Reproduced from an earlier post, the periods among first strains of J. S. Bach's 28 named menuets:
   English Suite No. 4 in F major, II
   Partita No. 1 in Bb major, II
   Partita No. 4 in D major
   Brandenburg Concerto No. 1, II
   Suite in Eb major for keyboard, BWV 819, I
   Orchestral Suite No. 1 in C major, I
   Orchestral Suite No. 1 in C major, II
   Orchestral Suite No. 4 in D major, I
   Cello Suite No. 1 in G major, I
   Cello Suite No. 2 in D minor, I

   English Suite No. 4 in F major, II. This doesn't make for a "textbook" period (for that, see the two examples from the keyboard Partitas below), in that the melodic shape of bar 2 is altered in bar 6, but the rhythms are the same (if one ignores the ornaments. . .) and the underlying bass is largely the same, as D3-E3-F3 | G3-F3 in both cases.



   Partita No. 1 in Bb major, II. Strikingly similar to those French menuets that are identical in bars 4 and 8, but that a small flourish is added in bar 4, whereas the music stops dead in bar 8.


   Partita No. 4 in D major. The PAC in bar 4 is not unknown in earlier French menuets, but it is by no means common. Where it does appear, the strategy often is as in this instance: to make a pleasing contrast with a simple I-V HC in bars 7-8.

   Brandenburg Concerto No. 1, II. A transposed consequent. Note that bar 6 would be equivalent to bar 2 if the eighth notes were removed -- then C#5 as a half note goes to the quarter note D5.

   Suite in Eb major for keyboard, BWV 819, I. A less "obvious" period than most of the preceding. The consequent is again transposed, but not exactly; still, we can easily hear the shape of bars 5-6 as that of bars 1-2. What complicates the consequent is its invention-like motivic play: in bars 5-6 we hear the basic idea against the contrasting idea simultaneously, then in bar 7 the contrasting idea's motive is used in the right hand to approach the cadence.

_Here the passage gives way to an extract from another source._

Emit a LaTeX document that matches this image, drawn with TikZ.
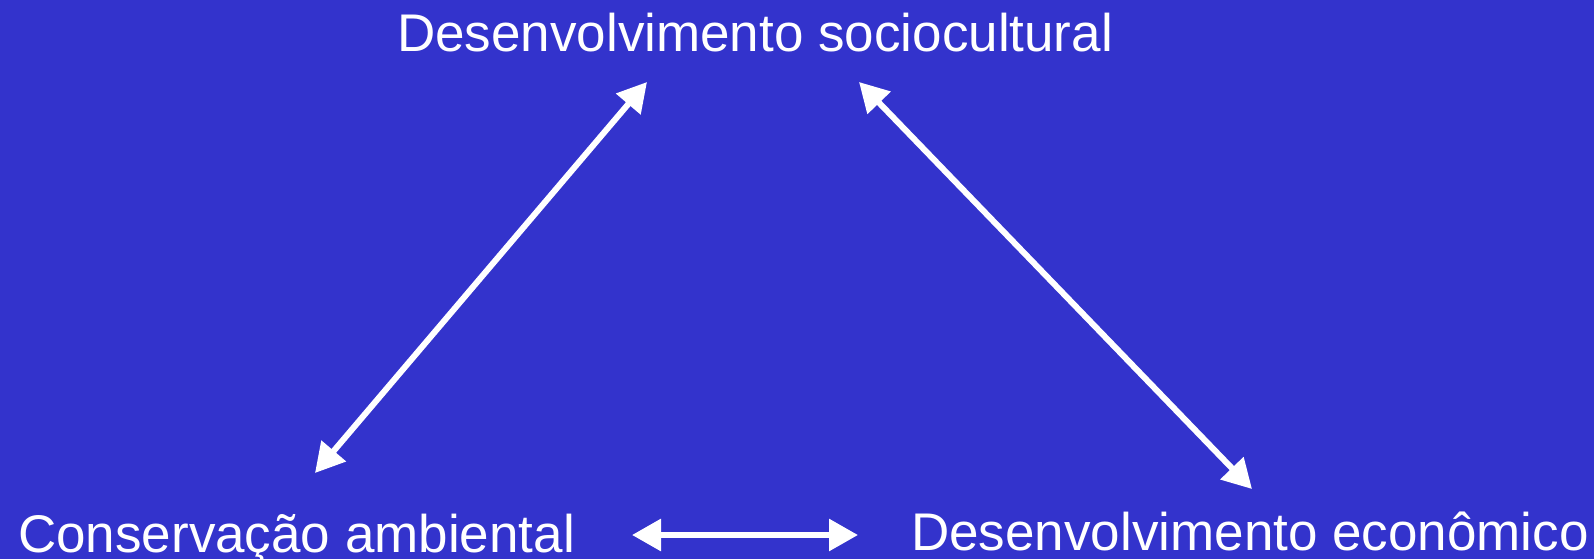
\documentclass[tikz,border=0pt]{standalone}
\usepackage{fontspec}
\setmainfont{Liberation Sans}
\usetikzlibrary{arrows.meta,positioning}
\definecolor{fundo}{RGB}{51,51,204}
\begin{document}
\begin{tikzpicture}[x=1pt,y=-1pt,
  rotulo/.style={text=white,inner sep=0pt,anchor=base west,font=\fontsize{53}{60}\selectfont},
  seta/.style={draw=white,line width=6pt,{Triangle[length=29pt,width=31pt]}-{Triangle[length=29pt,width=31pt]}}]
%Fundo und Rahmen
\fill[fundo] (0,0) rectangle (1594,559);
\useasboundingbox (0,0) rectangle (1594,559);
%Texte
\node[rotulo] (socio) at (397,52) {Desenvolvimento sociocultural};
\node[rotulo] (ambiental) at (18,552) {Conservação ambiental};
\node[rotulo] (economico) at (911,550) {Desenvolvimento econômico};
%Pfeilspitzen
\coordinate (socioL) at (647,82);
\coordinate (socioR) at (859,82);
\coordinate (ambientalO) at (315,473);
\coordinate (economicoO) at (1252,489);
\coordinate (ambientalR) at (632,535);
\coordinate (economicoL) at (858,535);
\draw[seta] (ambientalO) -- (socioL);
\draw[seta] (socioR) -- (economicoO);
\draw[seta] (ambientalR) -- (economicoL);
\end{tikzpicture}
\end{document}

   Orchestral Suite No. 1 in C major, I. From a somewhat overdone piano arrangement of the suite. I hear bar 5 as referencing bar 1 through the melody, but the bass is different, so that a reading of this theme as antecedent + continuation would perhaps be equally plausible.


   Orchestral Suite No. 1 in C major, II.  (Once again I apologize for the heterogeneous sources for the various Bach examples.) This trio is another instance of the PAC to end the antecedent, and this time I note that a PAC in bar 4 of an 8-bar theme remains highly unusual in music for social dance and more stylized music for concert alike throughout the remainder of the eighteenth century. I observe, btw, that the obvious galant solution for bar 4—a 6/4 5/3 over V—is even less likely than the PAC: in the 56 cadences (or phrase endings) of the 28 Bach menuets, first strain, only once does the HC embellished by 6/4 appear (that's in the keyboard Partita in G major).

The fragmentation in bars 5-7 beat 1 might lead to a different reading except that it is already present in the basic idea.


   Orchestral Suite No. 4 in D major, I. A simpler example than many of the recent ones above.



   Cello Suite No. 1 in G major, I. Similar to the preceding in the limited transposition to begin the consequent.


   Cello Suite No. 2 in D minor, I. Another unproblematic period form. Bach does manage to reverse the bass line while maintaining the basic idea: in the antecedent D3-C3-Bb2-A2, in the consequent D3-E3-F3 (Bb) G- A.